▶ **Task objective**:
Everything from the first line down to the line containing "from matplotlib.patches import Patch" is to be retyped exactly, both ends included, with pictures left out.
+++
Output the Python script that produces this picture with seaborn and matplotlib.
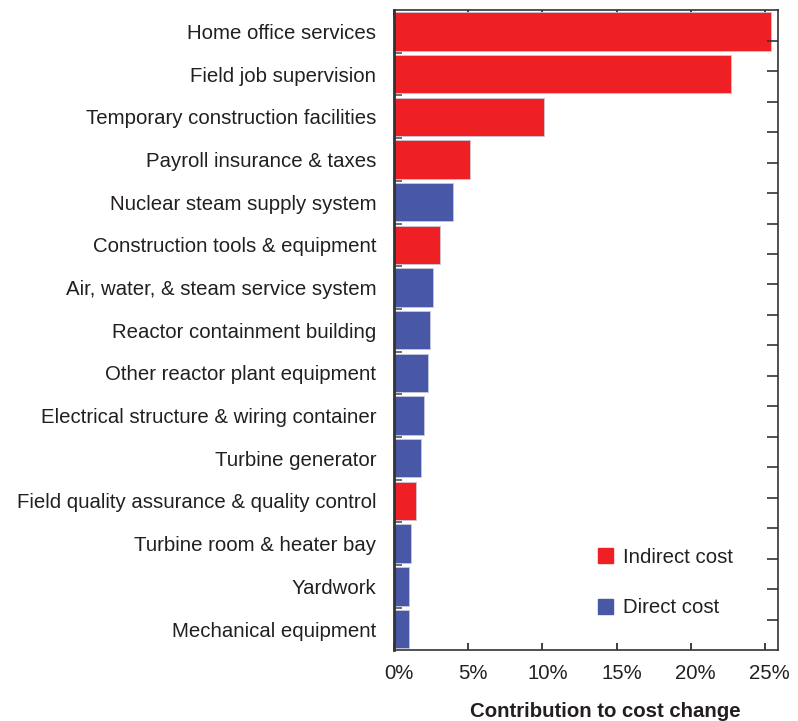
import seaborn as sns
import pandas as pd
import matplotlib.pyplot as plt
import matplotlib.transforms as mtrans
from matplotlib.ticker import FixedLocator, PercentFormatter
from matplotlib.patches import Patch

# categories top to bottom
items = ['Home office services', 'Field job supervision', 'Temporary construction facilities',
         'Payroll insurance & taxes', 'Nuclear steam supply system', 'Construction tools & equipment',
         'Air, water, & steam service system', 'Reactor containment building',
         'Other reactor plant equipment', 'Electrical structure & wiring container',
         'Turbine generator', 'Field quality assurance & quality control',
         'Turbine room & heater bay', 'Yardwork', 'Mechanical equipment']
contribution = [25.4, 22.7, 10.1, 5.1, 4.0, 3.1, 2.6, 2.4, 2.3, 2.0, 1.8, 1.5, 1.1, 1.0, 1.0]
cost_type = ['Indirect cost', 'Indirect cost', 'Indirect cost', 'Indirect cost', 'Direct cost',
             'Indirect cost', 'Direct cost', 'Direct cost', 'Direct cost', 'Direct cost',
             'Direct cost', 'Indirect cost', 'Direct cost', 'Direct cost', 'Direct cost']

df = pd.DataFrame({'item': items, 'contribution': contribution, 'type': cost_type})

red = '#EE2024'
blue = '#4858A7'
txt = '#231F20'
fs = 14.7

sns.set_style('white')
plt.rcParams['font.family'] = ['Liberation Sans', 'DejaVu Sans']
plt.rcParams['text.color'] = txt

fig = plt.figure(figsize=(7.98, 7.21), dpi=100)
ax = fig.add_axes([0.494, 0.098, 0.481, 0.888])

sns.barplot(data=df, x='contribution', y='item', hue='type', order=items,
            palette={'Indirect cost': red, 'Direct cost': blue}, dodge=False, saturation=1,
            width=0.9, ax=ax, legend=False, edgecolor='#c8c8d8', linewidth=0.6)

ax.set_xlim(0, 25.9)
ax.set_ylim(len(items) - 0.5, -0.5)

# x ticks on top and bottom, inward
ax.set_xticks([0, 5, 10, 15, 20, 25])
ax.xaxis.set_major_formatter(PercentFormatter(decimals=0))
ax.tick_params(axis='x', direction='in', top=True, bottom=True, length=5, width=1.2,
               color=txt, labelsize=fs, labelcolor=txt, pad=10)
shift = mtrans.ScaledTranslation(5 / 100, 0, fig.dpi_scale_trans)
for lab in ax.get_xticklabels():
    lab.set_transform(lab.get_transform() + shift)

# y labels at bar centers, small inward ticks at bar boundaries
ax.tick_params(axis='y', which='major', length=0, labelsize=fs, labelcolor=txt, pad=13)
ax.yaxis.set_minor_locator(FixedLocator([i + 0.5 for i in range(len(items) - 1)]))
ax.tick_params(axis='y', which='minor', direction='in', left=True, length=6, width=1.2, color='#555555')
ax.set_ylabel('')
ax.set_xlabel('Contribution to cost change', fontsize=fs, fontweight='bold', color=txt)
ax.xaxis.set_label_coords(0.549, -0.08)

for s in ax.spines.values():
    s.set_color('#333333')
    s.set_linewidth(1.2)
ax.spines['left'].set_linewidth(2)

# independent tick marks along right side
ax2 = ax.twinx()
ax2.set_ylim(0, 21)
ax2.set_yticks(range(1, 21))
ax2.tick_params(axis='y', direction='in', length=8, width=1.2, color='#333333', labelright=False)
for s in ax2.spines.values():
    s.set_visible(False)

handles = [Patch(color=red, label='Indirect cost'), Patch(color=blue, label='Direct cost')]
ax.legend(handles=handles, loc='lower left', bbox_to_anchor=(0.482, 0.023), frameon=False,
          handlelength=0.75, handleheight=0.75, labelspacing=1.55, fontsize=fs, handletextpad=0.5)

fig.savefig('out.png', dpi=100)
+++
▶ **Response to the exercise**:
Output the Python script that produces this picture with seaborn and matplotlib.
import seaborn as sns
import pandas as pd
import matplotlib.pyplot as plt
import matplotlib.transforms as mtrans
from matplotlib.ticker import FixedLocator, PercentFormatter
from matplotlib.patches import Patch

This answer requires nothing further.